Return exactly, and only, the lines from the one holding "Emit a Python" through the one holding "from matplotlib.patches import Rectangle", both included; the pictures stay out.

· · ·

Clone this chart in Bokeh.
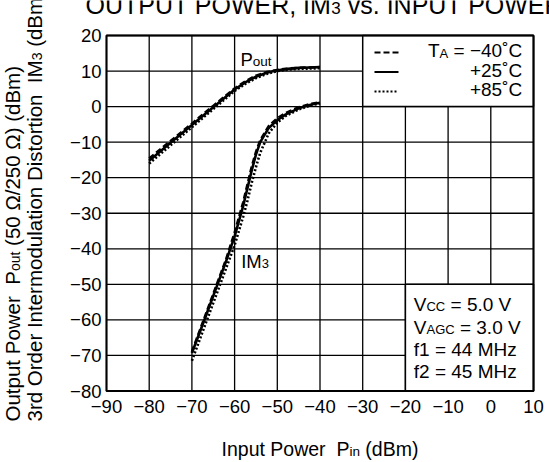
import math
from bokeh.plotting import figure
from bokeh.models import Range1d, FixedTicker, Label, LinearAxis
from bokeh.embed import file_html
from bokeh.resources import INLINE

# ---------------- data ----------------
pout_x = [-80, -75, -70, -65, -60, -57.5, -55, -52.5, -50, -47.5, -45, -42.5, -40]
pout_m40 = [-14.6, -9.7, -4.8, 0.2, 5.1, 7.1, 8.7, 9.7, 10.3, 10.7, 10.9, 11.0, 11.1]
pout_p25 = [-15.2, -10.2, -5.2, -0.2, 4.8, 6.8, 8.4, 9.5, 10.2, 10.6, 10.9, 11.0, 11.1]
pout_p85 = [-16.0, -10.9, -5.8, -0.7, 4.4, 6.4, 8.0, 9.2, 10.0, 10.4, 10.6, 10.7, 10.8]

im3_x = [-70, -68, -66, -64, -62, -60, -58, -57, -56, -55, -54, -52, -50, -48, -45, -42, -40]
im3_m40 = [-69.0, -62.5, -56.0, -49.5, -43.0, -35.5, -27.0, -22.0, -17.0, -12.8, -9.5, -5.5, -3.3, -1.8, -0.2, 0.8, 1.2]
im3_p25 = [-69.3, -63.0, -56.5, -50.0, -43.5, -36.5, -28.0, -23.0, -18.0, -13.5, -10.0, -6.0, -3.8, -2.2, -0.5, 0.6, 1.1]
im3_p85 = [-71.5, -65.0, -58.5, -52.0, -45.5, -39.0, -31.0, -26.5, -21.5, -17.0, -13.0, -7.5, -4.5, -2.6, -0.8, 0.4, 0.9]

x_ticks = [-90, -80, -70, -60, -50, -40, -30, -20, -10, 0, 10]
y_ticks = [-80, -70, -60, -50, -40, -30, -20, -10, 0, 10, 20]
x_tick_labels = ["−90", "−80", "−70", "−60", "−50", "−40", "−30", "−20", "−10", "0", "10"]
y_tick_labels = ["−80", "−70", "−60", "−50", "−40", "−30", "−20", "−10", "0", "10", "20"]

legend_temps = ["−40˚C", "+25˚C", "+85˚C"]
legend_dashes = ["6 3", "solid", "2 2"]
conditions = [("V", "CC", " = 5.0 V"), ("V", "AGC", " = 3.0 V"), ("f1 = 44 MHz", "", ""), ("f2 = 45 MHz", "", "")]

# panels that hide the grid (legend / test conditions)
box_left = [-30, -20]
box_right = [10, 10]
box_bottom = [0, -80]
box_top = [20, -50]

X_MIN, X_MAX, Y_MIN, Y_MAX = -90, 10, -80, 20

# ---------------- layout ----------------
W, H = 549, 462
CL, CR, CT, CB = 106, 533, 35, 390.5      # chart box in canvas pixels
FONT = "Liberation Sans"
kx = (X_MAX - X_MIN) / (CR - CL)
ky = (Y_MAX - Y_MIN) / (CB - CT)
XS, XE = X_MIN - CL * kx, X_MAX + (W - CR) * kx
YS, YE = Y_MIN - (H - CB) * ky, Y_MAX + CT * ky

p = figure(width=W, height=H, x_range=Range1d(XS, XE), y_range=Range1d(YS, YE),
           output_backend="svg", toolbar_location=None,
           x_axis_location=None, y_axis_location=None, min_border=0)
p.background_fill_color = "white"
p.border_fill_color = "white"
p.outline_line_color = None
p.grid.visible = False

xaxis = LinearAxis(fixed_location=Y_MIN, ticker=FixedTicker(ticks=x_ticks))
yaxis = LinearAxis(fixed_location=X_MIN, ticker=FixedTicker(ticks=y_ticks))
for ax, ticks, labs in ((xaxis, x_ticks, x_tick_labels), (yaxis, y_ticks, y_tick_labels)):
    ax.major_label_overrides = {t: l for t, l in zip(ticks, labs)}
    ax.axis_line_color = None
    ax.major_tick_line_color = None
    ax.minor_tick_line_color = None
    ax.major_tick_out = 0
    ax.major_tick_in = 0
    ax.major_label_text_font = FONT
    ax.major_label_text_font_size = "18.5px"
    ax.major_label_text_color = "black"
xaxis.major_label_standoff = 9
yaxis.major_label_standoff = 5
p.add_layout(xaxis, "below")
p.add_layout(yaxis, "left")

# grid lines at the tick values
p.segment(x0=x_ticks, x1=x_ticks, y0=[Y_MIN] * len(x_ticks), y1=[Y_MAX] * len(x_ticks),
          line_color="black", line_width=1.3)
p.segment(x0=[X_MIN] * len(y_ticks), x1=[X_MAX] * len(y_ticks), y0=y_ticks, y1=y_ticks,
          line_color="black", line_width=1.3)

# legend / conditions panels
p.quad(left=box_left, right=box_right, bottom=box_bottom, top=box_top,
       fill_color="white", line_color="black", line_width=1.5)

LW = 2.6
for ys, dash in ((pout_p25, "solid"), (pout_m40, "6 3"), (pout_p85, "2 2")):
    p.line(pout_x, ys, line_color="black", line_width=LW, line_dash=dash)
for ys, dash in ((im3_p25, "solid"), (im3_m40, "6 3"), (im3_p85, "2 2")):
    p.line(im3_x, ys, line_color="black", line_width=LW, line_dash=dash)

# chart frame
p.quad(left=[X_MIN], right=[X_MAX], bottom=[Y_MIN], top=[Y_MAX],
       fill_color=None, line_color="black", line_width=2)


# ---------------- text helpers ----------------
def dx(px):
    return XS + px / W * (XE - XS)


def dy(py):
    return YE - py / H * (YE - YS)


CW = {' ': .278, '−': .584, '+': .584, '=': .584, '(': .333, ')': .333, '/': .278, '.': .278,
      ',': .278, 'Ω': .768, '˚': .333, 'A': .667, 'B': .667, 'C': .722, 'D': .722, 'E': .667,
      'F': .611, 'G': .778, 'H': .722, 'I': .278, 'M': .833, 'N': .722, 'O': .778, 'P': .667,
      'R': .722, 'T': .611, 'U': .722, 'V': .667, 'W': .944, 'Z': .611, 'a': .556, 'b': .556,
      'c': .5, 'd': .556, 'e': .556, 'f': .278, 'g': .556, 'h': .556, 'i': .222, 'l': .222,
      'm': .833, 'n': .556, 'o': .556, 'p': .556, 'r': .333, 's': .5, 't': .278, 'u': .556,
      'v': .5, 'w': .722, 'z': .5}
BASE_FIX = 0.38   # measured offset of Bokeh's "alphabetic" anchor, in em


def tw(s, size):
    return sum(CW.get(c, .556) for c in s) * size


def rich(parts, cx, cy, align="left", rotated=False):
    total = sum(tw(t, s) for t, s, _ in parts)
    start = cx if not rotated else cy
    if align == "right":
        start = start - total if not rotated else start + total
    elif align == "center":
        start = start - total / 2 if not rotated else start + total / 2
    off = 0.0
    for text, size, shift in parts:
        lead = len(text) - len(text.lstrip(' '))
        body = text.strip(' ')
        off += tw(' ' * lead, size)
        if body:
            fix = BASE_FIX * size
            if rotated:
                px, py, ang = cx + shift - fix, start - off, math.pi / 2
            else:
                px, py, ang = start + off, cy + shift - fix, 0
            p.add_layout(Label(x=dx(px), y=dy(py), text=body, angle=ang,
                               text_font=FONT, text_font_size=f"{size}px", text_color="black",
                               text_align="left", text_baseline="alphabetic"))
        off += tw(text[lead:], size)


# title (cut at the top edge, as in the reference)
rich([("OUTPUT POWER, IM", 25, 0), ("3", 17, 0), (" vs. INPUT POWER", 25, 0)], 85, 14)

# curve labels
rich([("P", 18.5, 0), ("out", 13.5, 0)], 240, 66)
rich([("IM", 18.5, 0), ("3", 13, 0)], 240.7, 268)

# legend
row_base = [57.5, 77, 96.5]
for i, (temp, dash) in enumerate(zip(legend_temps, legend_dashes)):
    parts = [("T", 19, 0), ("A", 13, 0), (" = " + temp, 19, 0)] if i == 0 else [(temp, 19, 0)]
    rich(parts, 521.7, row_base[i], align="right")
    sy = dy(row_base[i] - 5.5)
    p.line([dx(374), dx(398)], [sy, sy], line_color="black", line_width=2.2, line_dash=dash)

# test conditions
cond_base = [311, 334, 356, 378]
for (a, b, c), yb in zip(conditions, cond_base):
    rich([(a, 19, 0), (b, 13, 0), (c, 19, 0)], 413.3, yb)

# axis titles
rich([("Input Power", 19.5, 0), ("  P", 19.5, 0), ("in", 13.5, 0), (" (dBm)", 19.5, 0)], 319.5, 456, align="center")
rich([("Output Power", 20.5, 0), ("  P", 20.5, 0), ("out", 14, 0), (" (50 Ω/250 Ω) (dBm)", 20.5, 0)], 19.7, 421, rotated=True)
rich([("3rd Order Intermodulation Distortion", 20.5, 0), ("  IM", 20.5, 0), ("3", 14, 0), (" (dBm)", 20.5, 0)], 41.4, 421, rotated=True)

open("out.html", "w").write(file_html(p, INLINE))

· · ·

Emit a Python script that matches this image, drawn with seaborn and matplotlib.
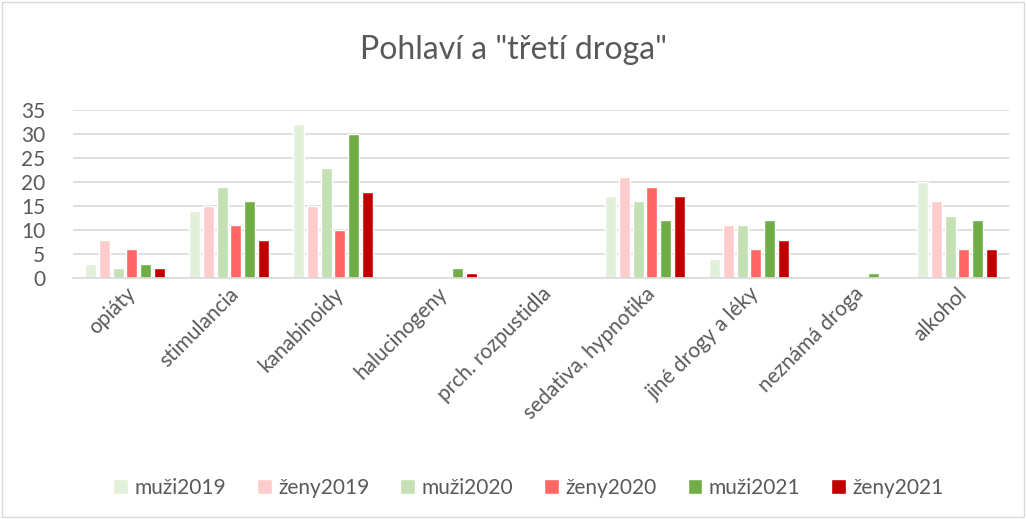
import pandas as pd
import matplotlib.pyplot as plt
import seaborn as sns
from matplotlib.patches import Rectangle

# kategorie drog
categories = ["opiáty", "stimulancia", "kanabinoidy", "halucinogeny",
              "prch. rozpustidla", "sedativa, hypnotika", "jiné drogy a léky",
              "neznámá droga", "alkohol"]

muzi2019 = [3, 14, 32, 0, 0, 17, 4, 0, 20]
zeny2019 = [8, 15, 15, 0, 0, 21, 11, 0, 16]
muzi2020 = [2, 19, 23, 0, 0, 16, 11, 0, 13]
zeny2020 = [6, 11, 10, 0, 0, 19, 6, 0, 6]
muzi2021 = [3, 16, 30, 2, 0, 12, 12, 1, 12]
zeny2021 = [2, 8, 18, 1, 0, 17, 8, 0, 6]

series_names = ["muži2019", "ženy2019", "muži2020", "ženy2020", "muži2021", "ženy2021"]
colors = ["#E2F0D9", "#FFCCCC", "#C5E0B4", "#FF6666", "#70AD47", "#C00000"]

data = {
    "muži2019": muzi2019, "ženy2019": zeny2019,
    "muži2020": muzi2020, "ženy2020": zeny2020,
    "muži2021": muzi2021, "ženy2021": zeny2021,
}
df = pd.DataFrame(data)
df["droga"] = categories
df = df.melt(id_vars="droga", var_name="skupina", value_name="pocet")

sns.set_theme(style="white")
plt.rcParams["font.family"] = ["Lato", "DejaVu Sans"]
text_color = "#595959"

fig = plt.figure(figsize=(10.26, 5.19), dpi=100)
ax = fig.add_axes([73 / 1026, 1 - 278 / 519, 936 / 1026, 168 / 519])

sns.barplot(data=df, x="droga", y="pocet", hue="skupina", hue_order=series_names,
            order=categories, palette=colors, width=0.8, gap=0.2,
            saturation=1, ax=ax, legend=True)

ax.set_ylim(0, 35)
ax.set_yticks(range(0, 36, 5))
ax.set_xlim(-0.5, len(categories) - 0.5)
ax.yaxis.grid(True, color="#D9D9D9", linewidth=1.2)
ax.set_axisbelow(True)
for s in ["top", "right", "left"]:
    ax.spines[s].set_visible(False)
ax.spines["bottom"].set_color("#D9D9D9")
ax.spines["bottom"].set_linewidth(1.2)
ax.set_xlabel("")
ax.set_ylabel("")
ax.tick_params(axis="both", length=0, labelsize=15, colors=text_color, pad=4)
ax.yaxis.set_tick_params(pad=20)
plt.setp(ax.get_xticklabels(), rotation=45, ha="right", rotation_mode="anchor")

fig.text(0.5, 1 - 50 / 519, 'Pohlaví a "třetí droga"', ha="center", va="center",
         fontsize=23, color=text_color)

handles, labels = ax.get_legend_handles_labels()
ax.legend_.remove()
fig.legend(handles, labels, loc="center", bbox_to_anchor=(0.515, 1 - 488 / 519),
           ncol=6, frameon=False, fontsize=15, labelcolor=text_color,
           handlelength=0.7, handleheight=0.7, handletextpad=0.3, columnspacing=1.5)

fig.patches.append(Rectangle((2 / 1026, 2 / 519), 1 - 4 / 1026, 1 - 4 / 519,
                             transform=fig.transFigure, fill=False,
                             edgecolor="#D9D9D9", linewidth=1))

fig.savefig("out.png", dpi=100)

· · ·

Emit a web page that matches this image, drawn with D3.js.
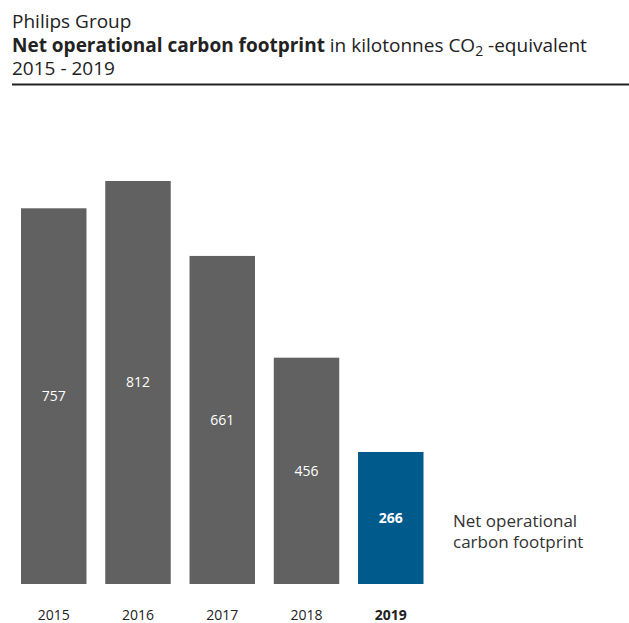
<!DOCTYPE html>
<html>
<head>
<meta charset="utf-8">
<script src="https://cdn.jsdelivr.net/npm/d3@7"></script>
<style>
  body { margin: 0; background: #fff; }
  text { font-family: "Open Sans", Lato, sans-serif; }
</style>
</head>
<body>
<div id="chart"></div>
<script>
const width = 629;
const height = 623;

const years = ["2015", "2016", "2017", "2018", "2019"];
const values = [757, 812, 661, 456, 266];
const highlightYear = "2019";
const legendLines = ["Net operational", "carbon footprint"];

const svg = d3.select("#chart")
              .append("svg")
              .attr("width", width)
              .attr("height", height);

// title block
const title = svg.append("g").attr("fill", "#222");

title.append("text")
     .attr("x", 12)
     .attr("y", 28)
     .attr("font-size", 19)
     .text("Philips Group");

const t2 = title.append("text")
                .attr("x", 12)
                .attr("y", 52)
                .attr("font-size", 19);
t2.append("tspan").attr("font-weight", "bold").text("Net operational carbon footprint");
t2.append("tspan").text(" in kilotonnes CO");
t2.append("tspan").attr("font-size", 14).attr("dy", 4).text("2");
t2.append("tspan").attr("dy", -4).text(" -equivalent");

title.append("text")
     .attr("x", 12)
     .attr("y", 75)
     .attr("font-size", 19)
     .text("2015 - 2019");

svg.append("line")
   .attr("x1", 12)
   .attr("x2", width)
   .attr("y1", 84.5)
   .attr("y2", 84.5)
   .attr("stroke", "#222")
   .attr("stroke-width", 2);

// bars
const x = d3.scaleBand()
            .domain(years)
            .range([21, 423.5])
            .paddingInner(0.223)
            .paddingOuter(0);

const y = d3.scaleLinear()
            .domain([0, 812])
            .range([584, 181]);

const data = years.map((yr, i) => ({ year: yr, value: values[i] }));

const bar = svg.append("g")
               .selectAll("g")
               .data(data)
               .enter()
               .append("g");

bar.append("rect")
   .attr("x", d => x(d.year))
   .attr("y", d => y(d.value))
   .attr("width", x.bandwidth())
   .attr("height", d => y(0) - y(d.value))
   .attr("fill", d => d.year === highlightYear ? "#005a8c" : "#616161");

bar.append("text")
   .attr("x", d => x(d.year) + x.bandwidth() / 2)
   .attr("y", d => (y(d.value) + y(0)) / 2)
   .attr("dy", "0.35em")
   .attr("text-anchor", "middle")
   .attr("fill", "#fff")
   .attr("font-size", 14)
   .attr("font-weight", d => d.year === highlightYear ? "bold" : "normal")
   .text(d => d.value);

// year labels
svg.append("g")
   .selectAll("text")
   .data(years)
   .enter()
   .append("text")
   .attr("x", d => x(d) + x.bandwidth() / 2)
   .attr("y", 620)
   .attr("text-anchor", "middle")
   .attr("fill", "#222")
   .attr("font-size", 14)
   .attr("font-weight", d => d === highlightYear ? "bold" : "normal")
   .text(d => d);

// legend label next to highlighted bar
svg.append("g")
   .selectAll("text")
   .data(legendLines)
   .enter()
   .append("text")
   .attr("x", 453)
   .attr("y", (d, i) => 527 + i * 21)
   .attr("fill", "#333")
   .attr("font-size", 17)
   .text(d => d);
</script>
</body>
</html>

· · ·

RESULT OF THE EXERCISE:
Emit a Python script that matches this image, drawn with seaborn and matplotlib.
import pandas as pd
import matplotlib.pyplot as plt
import seaborn as sns
from matplotlib.patches import Rectangle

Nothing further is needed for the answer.